TASK TO COMPLETE - Print only the lines from the top of the data through the line with "0.0030, 0.0063, 0.0116]", both included, skipping every picture.

SOURCE DATA -

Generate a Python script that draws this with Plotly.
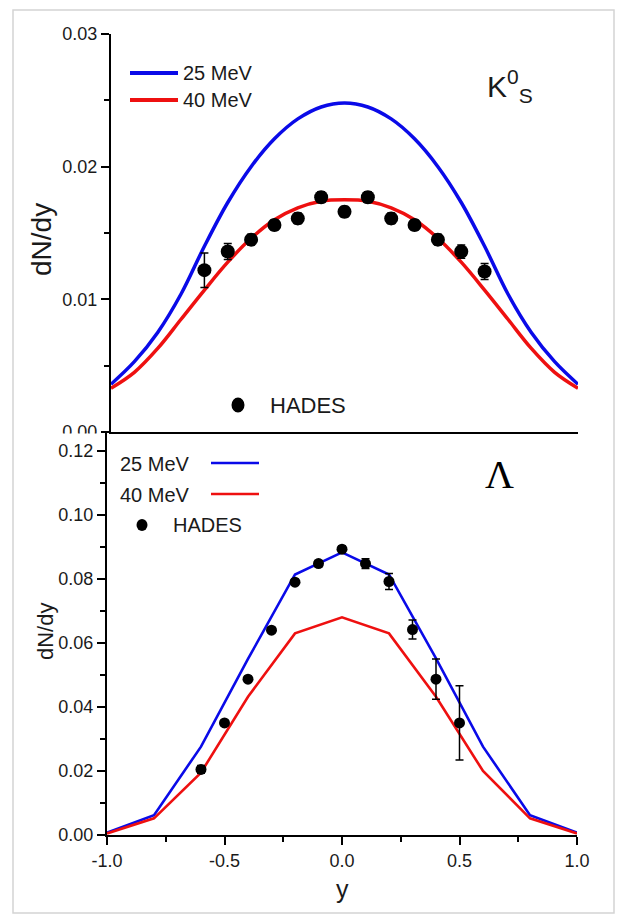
import plotly.graph_objects as go

# ---------------- data ----------------
# top panel (K0S)
k_y = [-1.0, -0.9, -0.8, -0.7, -0.6, -0.5, -0.4, -0.3, -0.2, -0.1, 0.0,
       0.1, 0.2, 0.3, 0.4, 0.5, 0.6, 0.7, 0.8, 0.9, 1.0]
k_25 = [0.0036, 0.0053, 0.0075, 0.0104, 0.0140, 0.0173, 0.0200, 0.0221, 0.0236, 0.0245, 0.0248,
        0.0245, 0.0236, 0.0221, 0.0200, 0.0173, 0.0140, 0.0104, 0.0075, 0.0053, 0.0036]
k_40 = [0.0033, 0.0045, 0.0063, 0.0085, 0.0107, 0.0128, 0.0146, 0.0160, 0.0169, 0.0174, 0.0175,
        0.0174, 0.0169, 0.0160, 0.0146, 0.0128, 0.0107, 0.0085, 0.0063, 0.0045, 0.0033]
k_hades_y = [-0.6, -0.5, -0.4, -0.3, -0.2, -0.1, 0.0, 0.1, 0.2, 0.3, 0.4, 0.5, 0.6]
k_hades = [0.0122, 0.0136, 0.0145, 0.0156, 0.0161, 0.0177, 0.0166, 0.0177, 0.0161, 0.0156, 0.0145, 0.0136, 0.0121]
k_hades_err = [0.0013, 0.0006, 0.0004, 0.0004, 0.0004, 0.0004, 0.0004, 0.0004, 0.0004, 0.0004, 0.0004, 0.0005, 0.0006]

# bottom panel (Lambda)
l_y = [-1.0, -0.8, -0.6, -0.4, -0.2, 0.0, 0.2, 0.4, 0.6, 0.8, 1.0]
l_25 = [0.0007, 0.0062, 0.0276, 0.0550, 0.0814, 0.0883, 0.0814, 0.0552, 0.0276, 0.0062, 0.0007]
l_40 = [0.0005, 0.0052, 0.0195, 0.0432, 0.0630, 0.0680, 0.0630, 0.0432, 0.0200, 0.0052, 0.0005]
l_hades_y = [-0.6, -0.5, -0.4, -0.3, -0.2, -0.1, 0.0, 0.1, 0.2, 0.3, 0.4, 0.5]
l_hades = [0.0205, 0.0350, 0.0487, 0.0640, 0.0790, 0.0848, 0.0893, 0.0848, 0.0792, 0.0642, 0.0487, 0.0350]
l_hades_err = [0.0012, 0.0008, 0.0008, 0.0008, 0.0008, 0.0010, 0.0010, 0.0015, 0.0025, 0.0030, 0.0063, 0.0116]

x_tickvals = [-1.0, -0.5, 0.0, 0.5, 1.0]
x_ticktext = ["-1.0", "-0.5", "0.0", "0.5", "1.0"]
legend_labels = ["25 MeV", "40 MeV", "HADES"]

BLUE = "#0a0ae8"
RED = "#ee1010"
FONT = "Arial, Liberation Sans, sans-serif"

W, H = 619, 914
def X(px):
    return px / W
def Y(py):
    return 1 - py / H

fig = go.Figure()

# top panel traces
fig.add_trace(go.Scatter(x=k_y, y=k_25, mode="lines", line=dict(color=BLUE, width=3.5, shape="spline"),
                         xaxis="x", yaxis="y", showlegend=False))
fig.add_trace(go.Scatter(x=k_y, y=k_40, mode="lines", line=dict(color=RED, width=3.5, shape="spline"),
                         xaxis="x", yaxis="y", showlegend=False))
fig.add_trace(go.Scatter(x=k_hades_y, y=k_hades, mode="markers",
                         marker=dict(color="black", size=14),
                         error_y=dict(type="data", array=k_hades_err, color="black", thickness=1.5, width=4),
                         xaxis="x", yaxis="y", showlegend=False))

# bottom panel traces
fig.add_trace(go.Scatter(x=l_y, y=l_25, mode="lines", line=dict(color=BLUE, width=2.6),
                         xaxis="x2", yaxis="y2", showlegend=False))
fig.add_trace(go.Scatter(x=l_y, y=l_40, mode="lines", line=dict(color=RED, width=2.6),
                         xaxis="x2", yaxis="y2", showlegend=False))
fig.add_trace(go.Scatter(x=l_hades_y, y=l_hades, mode="markers",
                         marker=dict(color="black", size=11),
                         error_y=dict(type="data", array=l_hades_err, color="black", thickness=1.5, width=4),
                         xaxis="x2", yaxis="y2", showlegend=False))

axis_common = dict(showgrid=False, zeroline=False, showline=True, linecolor="black", linewidth=2,
                   tickcolor="black", tickwidth=1.5, automargin=False,
                   tickfont=dict(family=FONT, size=18, color="#1a1a1a"))

top_xdom = [X(111), X(578)]
top_ydom = [Y(432), Y(34)]
bot_xdom = [X(107), X(577)]
bot_ydom = [Y(835), Y(433)]

fig.update_layout(
    template="none",
    width=W, height=H, margin=dict(l=0, r=0, t=0, b=0, pad=0, autoexpand=False),
    paper_bgcolor="white", plot_bgcolor="rgba(0,0,0,0)", showlegend=False,
    # top panel
    xaxis=dict(axis_common, domain=top_xdom, range=[-1, 1], anchor="y", ticks="", showticklabels=False),
    yaxis=dict(axis_common, domain=top_ydom, range=[0, 0.03], anchor="x", ticks="outside", ticklen=8,
               dtick=0.01, tickformat=".2f",
               minor=dict(ticks="outside", ticklen=5, dtick=0.005, tickcolor="black", tickwidth=1.5)),
    xaxis3=dict(axis_common, overlaying="x", side="top", anchor="y", range=[-1, 1], ticks="inside",
                ticklen=8, dtick=0.5, showticklabels=False,
                minor=dict(ticks="inside", ticklen=5, dtick=0.25, tickcolor="black", tickwidth=1.5)),
    yaxis3=dict(axis_common, overlaying="y", side="right", anchor="x", range=[0, 0.03], ticks="inside",
                ticklen=7, dtick=0.005, showticklabels=False),
    # bottom panel
    xaxis2=dict(axis_common, domain=bot_xdom, range=[-1, 1], anchor="y2", ticks="outside", ticklen=8,
                tickvals=x_tickvals, ticktext=x_ticktext,
                minor=dict(ticks="outside", ticklen=5, dtick=0.25, tickcolor="black", tickwidth=1.5)),
    yaxis2=dict(axis_common, domain=bot_ydom, range=[0, 0.1256], anchor="x2", ticks="outside", ticklen=8,
                dtick=0.02, tickformat=".2f",
                minor=dict(ticks="outside", ticklen=5, dtick=0.01, tickcolor="black", tickwidth=1.5)),
    xaxis4=dict(axis_common, overlaying="x2", side="top", anchor="y2", range=[-1, 1], ticks="inside",
                ticklen=8, dtick=0.5, showticklabels=False,
                minor=dict(ticks="inside", ticklen=5, dtick=0.25, tickcolor="black", tickwidth=1.5)),
    yaxis4=dict(axis_common, overlaying="y2", side="right", anchor="x2", range=[0, 0.1256], ticks="inside",
                ticklen=7, dtick=0.01, showticklabels=False),
)

shapes = []
annotations = []

# outer light frame
shapes.append(dict(type="rect", xref="paper", yref="paper", x0=X(13), x1=X(614), y0=Y(913), y1=Y(10),
                   line=dict(color="#d4d4d4", width=1.5), fillcolor="rgba(0,0,0,0)", layer="below"))
# bottom panel covers lower half of top panel's 0.00 label
shapes.append(dict(type="rect", xref="paper", yref="paper", x0=X(45), x1=X(103), y0=Y(441), y1=Y(433.5),
                   line=dict(width=0), fillcolor="white", layer="above"))

def txt(px, py, s, size, anchor="left", family=FONT, angle=0, color="#1a1a1a"):
    annotations.append(dict(x=X(px), y=Y(py), xref="paper", yref="paper", text=s, showarrow=False,
                            xanchor=anchor, yanchor="middle", textangle=angle,
                            font=dict(family=family, size=size, color=color)))

# top legend
shapes.append(dict(type="line", xref="paper", yref="paper", x0=X(130), x1=X(178), y0=Y(73), y1=Y(73),
                   line=dict(color=BLUE, width=4)))
shapes.append(dict(type="line", xref="paper", yref="paper", x0=X(130), x1=X(178), y0=Y(100), y1=Y(100),
                   line=dict(color=RED, width=4)))
txt(181, 73, legend_labels[0], 20)
txt(181, 100, legend_labels[1], 20)
shapes.append(dict(type="circle", xref="paper", yref="paper", x0=X(231.5), x1=X(244.5), y0=Y(412.5), y1=Y(397.5),
                   fillcolor="black", line=dict(color="black", width=0)))
txt(268, 405, legend_labels[2], 22)
txt(510, 86, "K<sup>0</sup><sub>S</sub>", 30, anchor="center")

# bottom legend
txt(118, 464, legend_labels[0], 20)
txt(118, 495, legend_labels[1], 20)
shapes.append(dict(type="line", xref="paper", yref="paper", x0=X(211), x1=X(259), y0=Y(463), y1=Y(463),
                   line=dict(color=BLUE, width=2.6)))
shapes.append(dict(type="line", xref="paper", yref="paper", x0=X(211), x1=X(259), y0=Y(494), y1=Y(494),
                   line=dict(color=RED, width=2.6)))
shapes.append(dict(type="circle", xref="paper", yref="paper", x0=X(136.5), x1=X(147.5), y0=Y(531), y1=Y(519),
                   fillcolor="black", line=dict(color="black", width=0)))
txt(171, 525, legend_labels[2], 20)
txt(500, 474, "Λ", 40, anchor="center", family="Liberation Serif, Times New Roman, serif", color="black")

# axis titles
txt(41, 240, "dN/dy", 28, anchor="center", angle=-90)
txt(45, 632, "dN/dy", 22, anchor="center", angle=-90)
txt(342, 889, "y", 25, anchor="center")

fig.update_layout(shapes=shapes, annotations=annotations)

fig.write_html("out.html")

TASK ANSWER -
Generate a Python script that draws this with Plotly.
import plotly.graph_objects as go

# ---------------- data ----------------
# top panel (K0S)
k_y = [-1.0, -0.9, -0.8, -0.7, -0.6, -0.5, -0.4, -0.3, -0.2, -0.1, 0.0,
       0.1, 0.2, 0.3, 0.4, 0.5, 0.6, 0.7, 0.8, 0.9, 1.0]
k_25 = [0.0036, 0.0053, 0.0075, 0.0104, 0.0140, 0.0173, 0.0200, 0.0221, 0.0236, 0.0245, 0.0248,
        0.0245, 0.0236, 0.0221, 0.0200, 0.0173, 0.0140, 0.0104, 0.0075, 0.0053, 0.0036]
k_40 = [0.0033, 0.0045, 0.0063, 0.0085, 0.0107, 0.0128, 0.0146, 0.0160, 0.0169, 0.0174, 0.0175,
        0.0174, 0.0169, 0.0160, 0.0146, 0.0128, 0.0107, 0.0085, 0.0063, 0.0045, 0.0033]
k_hades_y = [-0.6, -0.5, -0.4, -0.3, -0.2, -0.1, 0.0, 0.1, 0.2, 0.3, 0.4, 0.5, 0.6]
k_hades = [0.0122, 0.0136, 0.0145, 0.0156, 0.0161, 0.0177, 0.0166, 0.0177, 0.0161, 0.0156, 0.0145, 0.0136, 0.0121]
k_hades_err = [0.0013, 0.0006, 0.0004, 0.0004, 0.0004, 0.0004, 0.0004, 0.0004, 0.0004, 0.0004, 0.0004, 0.0005, 0.0006]

# bottom panel (Lambda)
l_y = [-1.0, -0.8, -0.6, -0.4, -0.2, 0.0, 0.2, 0.4, 0.6, 0.8, 1.0]
l_25 = [0.0007, 0.0062, 0.0276, 0.0550, 0.0814, 0.0883, 0.0814, 0.0552, 0.0276, 0.0062, 0.0007]
l_40 = [0.0005, 0.0052, 0.0195, 0.0432, 0.0630, 0.0680, 0.0630, 0.0432, 0.0200, 0.0052, 0.0005]
l_hades_y = [-0.6, -0.5, -0.4, -0.3, -0.2, -0.1, 0.0, 0.1, 0.2, 0.3, 0.4, 0.5]
l_hades = [0.0205, 0.0350, 0.0487, 0.0640, 0.0790, 0.0848, 0.0893, 0.0848, 0.0792, 0.0642, 0.0487, 0.0350]
l_hades_err = [0.0012, 0.0008, 0.0008, 0.0008, 0.0008, 0.0010, 0.0010, 0.0015, 0.0025, 0.0030, 0.0063, 0.0116]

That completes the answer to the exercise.